As pennant races heat up around Major League Baseball and the races for the end-of-year awards become clear, it is easy to forget the quality of games and fun that is in Minor League Baseball. The Minor League Baseball playoffs are in full swing and overall, it has been another successful season for the development leagues, Triple-A specifically.
In a piece earlier this year, I addressed an issue plaguing most professional leagues, the price of attendance not only for tickets, but once you’re inside the stadium as well. Although the NFL and some NBA teams have begun to address this, it’s still a huge problem for families wanting to attend games. Minor League Baseball thrives in this environment because of the accessibility and low prices.
The International League
Arguably the more popular league in Triple-A baseball, the International League is home to powerhouse “neighbors” in North Carolina, the Charlotte Knights and the Durham Bulls. Over the past few years, they have not gained attendees overall, but have enjoyed very steady attendance.
Although overall attendance has been going down since 2014, attendance per game has not which takes a bit of the concern out of the total drop. In the past six seasons, attendance per game has only dipped below 7,000 twice, both of which by less than 150 fans.
As for more recent attendance, the International League has had five teams in 2018 average 8,000 fans per game. In 2017, two teams averaged 8,000 and three reached 9,000 fans per game. In 2016, another five also topped 8,000 fans. Their consistent attendance rates have left little concern for the overall numbers and are promising for upcoming years.
The Pacific Coast League
Although no movies were made about teams in the Pacific Coast League, they’ve enjoyed loyal attendance over the past few years.
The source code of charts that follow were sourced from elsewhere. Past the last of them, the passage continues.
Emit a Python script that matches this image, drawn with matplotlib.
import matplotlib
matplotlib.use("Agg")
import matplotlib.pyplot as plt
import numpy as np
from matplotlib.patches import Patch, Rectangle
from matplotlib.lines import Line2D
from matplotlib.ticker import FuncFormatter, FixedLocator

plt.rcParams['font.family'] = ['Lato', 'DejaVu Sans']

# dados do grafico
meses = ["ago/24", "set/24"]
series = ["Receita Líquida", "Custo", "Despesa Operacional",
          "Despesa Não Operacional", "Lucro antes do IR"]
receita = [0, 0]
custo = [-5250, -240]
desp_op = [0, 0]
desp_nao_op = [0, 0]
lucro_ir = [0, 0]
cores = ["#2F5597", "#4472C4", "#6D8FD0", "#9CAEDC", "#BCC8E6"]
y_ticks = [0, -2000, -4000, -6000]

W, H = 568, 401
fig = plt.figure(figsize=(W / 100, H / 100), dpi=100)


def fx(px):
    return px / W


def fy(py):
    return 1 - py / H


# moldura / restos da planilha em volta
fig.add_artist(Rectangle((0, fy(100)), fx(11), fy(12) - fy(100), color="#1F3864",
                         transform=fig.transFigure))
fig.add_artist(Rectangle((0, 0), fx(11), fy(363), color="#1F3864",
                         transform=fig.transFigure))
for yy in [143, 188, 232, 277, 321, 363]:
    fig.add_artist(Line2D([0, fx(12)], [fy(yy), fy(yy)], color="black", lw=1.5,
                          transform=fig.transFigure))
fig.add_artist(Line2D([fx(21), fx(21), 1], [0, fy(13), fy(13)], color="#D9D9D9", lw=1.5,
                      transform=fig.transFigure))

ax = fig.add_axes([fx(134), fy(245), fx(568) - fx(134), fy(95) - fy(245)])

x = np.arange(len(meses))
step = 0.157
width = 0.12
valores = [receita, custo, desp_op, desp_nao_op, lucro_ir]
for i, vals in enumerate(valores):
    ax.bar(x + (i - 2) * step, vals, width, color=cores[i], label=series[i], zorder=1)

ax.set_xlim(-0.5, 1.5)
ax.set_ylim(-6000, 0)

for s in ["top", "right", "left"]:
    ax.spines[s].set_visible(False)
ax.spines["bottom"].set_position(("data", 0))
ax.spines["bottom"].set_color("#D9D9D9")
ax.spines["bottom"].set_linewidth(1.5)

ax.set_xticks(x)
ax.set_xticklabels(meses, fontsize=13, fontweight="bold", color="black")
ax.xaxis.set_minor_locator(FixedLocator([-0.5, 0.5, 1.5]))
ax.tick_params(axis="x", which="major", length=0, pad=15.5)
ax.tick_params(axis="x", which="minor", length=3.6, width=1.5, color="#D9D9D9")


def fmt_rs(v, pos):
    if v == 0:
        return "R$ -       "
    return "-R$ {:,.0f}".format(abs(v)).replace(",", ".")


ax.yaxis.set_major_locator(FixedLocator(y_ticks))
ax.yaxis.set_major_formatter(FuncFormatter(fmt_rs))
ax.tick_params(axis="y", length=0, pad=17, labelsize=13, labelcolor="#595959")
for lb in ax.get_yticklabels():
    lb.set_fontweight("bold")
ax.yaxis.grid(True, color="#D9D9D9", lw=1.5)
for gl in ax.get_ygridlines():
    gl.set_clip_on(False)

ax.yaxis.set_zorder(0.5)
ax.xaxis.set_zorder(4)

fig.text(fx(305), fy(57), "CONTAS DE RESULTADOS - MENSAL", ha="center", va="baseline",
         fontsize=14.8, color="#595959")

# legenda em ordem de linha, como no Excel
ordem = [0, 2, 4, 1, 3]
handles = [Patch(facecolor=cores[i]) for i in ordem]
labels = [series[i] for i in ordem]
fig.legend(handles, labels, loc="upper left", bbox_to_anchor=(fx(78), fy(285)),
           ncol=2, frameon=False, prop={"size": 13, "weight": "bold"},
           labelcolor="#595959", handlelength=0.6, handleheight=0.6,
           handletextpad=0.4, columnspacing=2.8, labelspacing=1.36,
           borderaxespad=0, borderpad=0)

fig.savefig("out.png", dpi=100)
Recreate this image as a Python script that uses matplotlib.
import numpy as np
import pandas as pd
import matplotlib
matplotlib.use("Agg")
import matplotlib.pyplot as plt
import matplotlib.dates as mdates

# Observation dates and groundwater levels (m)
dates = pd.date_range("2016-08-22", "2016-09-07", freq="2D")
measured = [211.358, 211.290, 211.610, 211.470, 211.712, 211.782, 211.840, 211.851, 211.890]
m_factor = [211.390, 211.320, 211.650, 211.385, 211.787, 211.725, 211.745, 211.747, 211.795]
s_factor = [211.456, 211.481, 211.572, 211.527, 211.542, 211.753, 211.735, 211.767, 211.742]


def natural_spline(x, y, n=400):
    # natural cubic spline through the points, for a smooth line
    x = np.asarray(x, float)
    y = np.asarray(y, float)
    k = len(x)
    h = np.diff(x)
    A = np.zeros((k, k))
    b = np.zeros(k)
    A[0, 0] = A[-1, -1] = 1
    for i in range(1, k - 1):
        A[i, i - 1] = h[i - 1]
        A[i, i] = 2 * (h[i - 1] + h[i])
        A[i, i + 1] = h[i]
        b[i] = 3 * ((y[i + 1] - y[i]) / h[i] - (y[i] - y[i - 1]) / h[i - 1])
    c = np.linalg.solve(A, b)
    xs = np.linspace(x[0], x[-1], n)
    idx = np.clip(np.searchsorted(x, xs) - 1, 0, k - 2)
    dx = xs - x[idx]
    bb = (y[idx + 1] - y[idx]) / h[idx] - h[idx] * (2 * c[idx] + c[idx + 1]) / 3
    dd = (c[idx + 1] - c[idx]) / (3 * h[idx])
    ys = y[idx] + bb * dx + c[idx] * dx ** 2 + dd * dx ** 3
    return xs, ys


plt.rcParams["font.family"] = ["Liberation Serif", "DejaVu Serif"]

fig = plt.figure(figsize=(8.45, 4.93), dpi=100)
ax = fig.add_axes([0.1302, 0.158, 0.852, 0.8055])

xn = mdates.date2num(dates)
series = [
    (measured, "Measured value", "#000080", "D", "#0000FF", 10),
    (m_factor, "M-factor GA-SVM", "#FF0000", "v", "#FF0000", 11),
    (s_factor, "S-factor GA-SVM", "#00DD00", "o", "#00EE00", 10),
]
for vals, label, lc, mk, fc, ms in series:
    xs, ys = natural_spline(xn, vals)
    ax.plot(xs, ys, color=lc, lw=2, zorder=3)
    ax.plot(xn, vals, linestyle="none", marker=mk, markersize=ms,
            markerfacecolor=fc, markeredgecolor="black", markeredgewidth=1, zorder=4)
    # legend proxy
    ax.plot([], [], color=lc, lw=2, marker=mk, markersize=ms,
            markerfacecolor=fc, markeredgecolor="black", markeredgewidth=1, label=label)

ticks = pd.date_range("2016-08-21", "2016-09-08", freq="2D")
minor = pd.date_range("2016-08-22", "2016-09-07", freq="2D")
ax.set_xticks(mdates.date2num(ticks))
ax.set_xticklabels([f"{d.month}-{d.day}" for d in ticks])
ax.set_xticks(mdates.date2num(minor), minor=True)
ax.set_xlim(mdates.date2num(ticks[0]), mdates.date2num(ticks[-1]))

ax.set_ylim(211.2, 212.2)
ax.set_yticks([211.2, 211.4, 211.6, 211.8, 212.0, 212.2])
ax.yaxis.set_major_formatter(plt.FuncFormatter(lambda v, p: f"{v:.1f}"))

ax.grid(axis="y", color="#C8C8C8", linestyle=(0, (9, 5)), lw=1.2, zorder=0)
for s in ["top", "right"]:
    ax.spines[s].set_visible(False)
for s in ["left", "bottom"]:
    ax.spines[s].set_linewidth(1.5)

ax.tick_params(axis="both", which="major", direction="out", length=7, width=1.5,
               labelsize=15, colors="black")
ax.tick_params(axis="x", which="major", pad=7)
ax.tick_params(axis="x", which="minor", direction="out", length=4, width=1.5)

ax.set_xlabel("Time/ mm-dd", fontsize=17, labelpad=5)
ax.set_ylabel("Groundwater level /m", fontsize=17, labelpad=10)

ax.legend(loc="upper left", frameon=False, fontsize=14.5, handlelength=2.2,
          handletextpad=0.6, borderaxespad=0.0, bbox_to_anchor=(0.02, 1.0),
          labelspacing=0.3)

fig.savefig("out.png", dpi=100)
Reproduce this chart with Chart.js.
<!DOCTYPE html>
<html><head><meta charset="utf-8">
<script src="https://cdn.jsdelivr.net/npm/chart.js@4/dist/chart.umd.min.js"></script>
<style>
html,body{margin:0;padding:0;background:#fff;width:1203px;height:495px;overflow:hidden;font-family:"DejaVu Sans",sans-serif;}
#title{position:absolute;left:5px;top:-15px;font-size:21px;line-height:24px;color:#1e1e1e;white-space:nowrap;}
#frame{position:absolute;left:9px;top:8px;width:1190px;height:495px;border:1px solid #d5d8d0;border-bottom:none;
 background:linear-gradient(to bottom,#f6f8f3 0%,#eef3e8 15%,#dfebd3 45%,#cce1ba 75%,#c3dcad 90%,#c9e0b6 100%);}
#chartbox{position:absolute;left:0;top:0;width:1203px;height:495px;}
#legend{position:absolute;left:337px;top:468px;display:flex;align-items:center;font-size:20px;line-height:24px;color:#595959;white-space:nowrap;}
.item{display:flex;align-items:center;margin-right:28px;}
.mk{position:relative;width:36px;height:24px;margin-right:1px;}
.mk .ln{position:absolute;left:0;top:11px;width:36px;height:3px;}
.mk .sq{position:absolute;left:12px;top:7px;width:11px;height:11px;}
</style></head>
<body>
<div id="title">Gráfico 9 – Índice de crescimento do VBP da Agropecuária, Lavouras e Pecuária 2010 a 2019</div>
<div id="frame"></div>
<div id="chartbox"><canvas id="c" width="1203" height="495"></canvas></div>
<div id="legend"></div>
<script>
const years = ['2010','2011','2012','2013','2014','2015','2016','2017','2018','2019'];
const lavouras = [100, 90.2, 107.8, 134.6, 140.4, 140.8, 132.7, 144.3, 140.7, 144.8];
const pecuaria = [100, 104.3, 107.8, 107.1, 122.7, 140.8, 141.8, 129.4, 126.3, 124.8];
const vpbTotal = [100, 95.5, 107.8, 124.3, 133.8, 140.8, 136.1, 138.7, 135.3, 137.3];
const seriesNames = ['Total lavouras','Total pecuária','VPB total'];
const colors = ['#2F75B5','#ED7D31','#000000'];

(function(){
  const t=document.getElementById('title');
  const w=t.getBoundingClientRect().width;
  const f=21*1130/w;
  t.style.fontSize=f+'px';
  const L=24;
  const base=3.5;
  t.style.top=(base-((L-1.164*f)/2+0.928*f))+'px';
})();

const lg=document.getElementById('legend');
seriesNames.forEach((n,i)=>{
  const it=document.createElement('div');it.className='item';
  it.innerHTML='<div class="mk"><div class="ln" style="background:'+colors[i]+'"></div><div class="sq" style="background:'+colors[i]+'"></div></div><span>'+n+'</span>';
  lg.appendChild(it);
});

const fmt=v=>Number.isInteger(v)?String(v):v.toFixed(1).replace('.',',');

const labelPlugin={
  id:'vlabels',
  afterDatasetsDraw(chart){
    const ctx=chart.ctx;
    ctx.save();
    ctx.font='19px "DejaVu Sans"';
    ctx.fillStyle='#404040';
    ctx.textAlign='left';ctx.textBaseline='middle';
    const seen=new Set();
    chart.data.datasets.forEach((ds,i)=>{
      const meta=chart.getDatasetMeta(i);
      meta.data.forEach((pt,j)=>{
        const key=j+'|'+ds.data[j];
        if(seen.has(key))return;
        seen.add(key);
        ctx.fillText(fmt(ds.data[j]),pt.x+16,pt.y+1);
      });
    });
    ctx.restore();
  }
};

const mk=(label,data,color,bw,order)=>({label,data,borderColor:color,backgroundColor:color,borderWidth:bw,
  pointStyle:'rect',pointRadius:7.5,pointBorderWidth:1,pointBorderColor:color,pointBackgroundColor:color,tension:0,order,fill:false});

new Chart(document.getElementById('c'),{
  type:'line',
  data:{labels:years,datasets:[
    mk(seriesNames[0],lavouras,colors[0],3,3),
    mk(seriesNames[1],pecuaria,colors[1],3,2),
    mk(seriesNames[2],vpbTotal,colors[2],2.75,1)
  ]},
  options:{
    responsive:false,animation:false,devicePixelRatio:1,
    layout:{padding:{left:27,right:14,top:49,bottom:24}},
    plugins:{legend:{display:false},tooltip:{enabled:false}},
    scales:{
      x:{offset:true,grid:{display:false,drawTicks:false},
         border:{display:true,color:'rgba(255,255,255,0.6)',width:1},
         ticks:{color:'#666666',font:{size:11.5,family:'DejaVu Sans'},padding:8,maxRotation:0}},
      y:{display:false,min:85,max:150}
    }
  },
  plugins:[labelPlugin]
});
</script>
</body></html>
Home to the affiliates over some of the most popular MLB teams like the Cubs and Dodgers, the Pacific Coast League is not to be thought of as a little brother to the International League.
Unlike the International League, the Pacific Coast League has only experienced drops in attendance from 2016 to 2015 and 2017 to 2018, for both total and per game. The only reason they average less fans than the International League is due to the smaller stadium sizes.
In 2018, only seven of the 16 didn’t break 6,000 fans per game. Again in 2017, only seven teams stood below 6,000 per game and three broke the 8,000-fan barrier. The Pacific Coast League has more consistent attendance throughout the entire league and looks to be in good shape for the next few seasons.
Between the two leagues, management is doing a fine job of deterring the issue that Major League Baseball is experiencing in drops in attendance.
The chart above is the best example of the steadiness in attendance, both leagues plateauing and seeming to hold strong in bringing in fans for each game.
Although this chart looks more threating with the drop offs, upon closer inspection it’s not as concerning. Although both are down in overall attendance, neither are by an overwhelming number and both can be improved as long as they continue to hold up the per game numbers.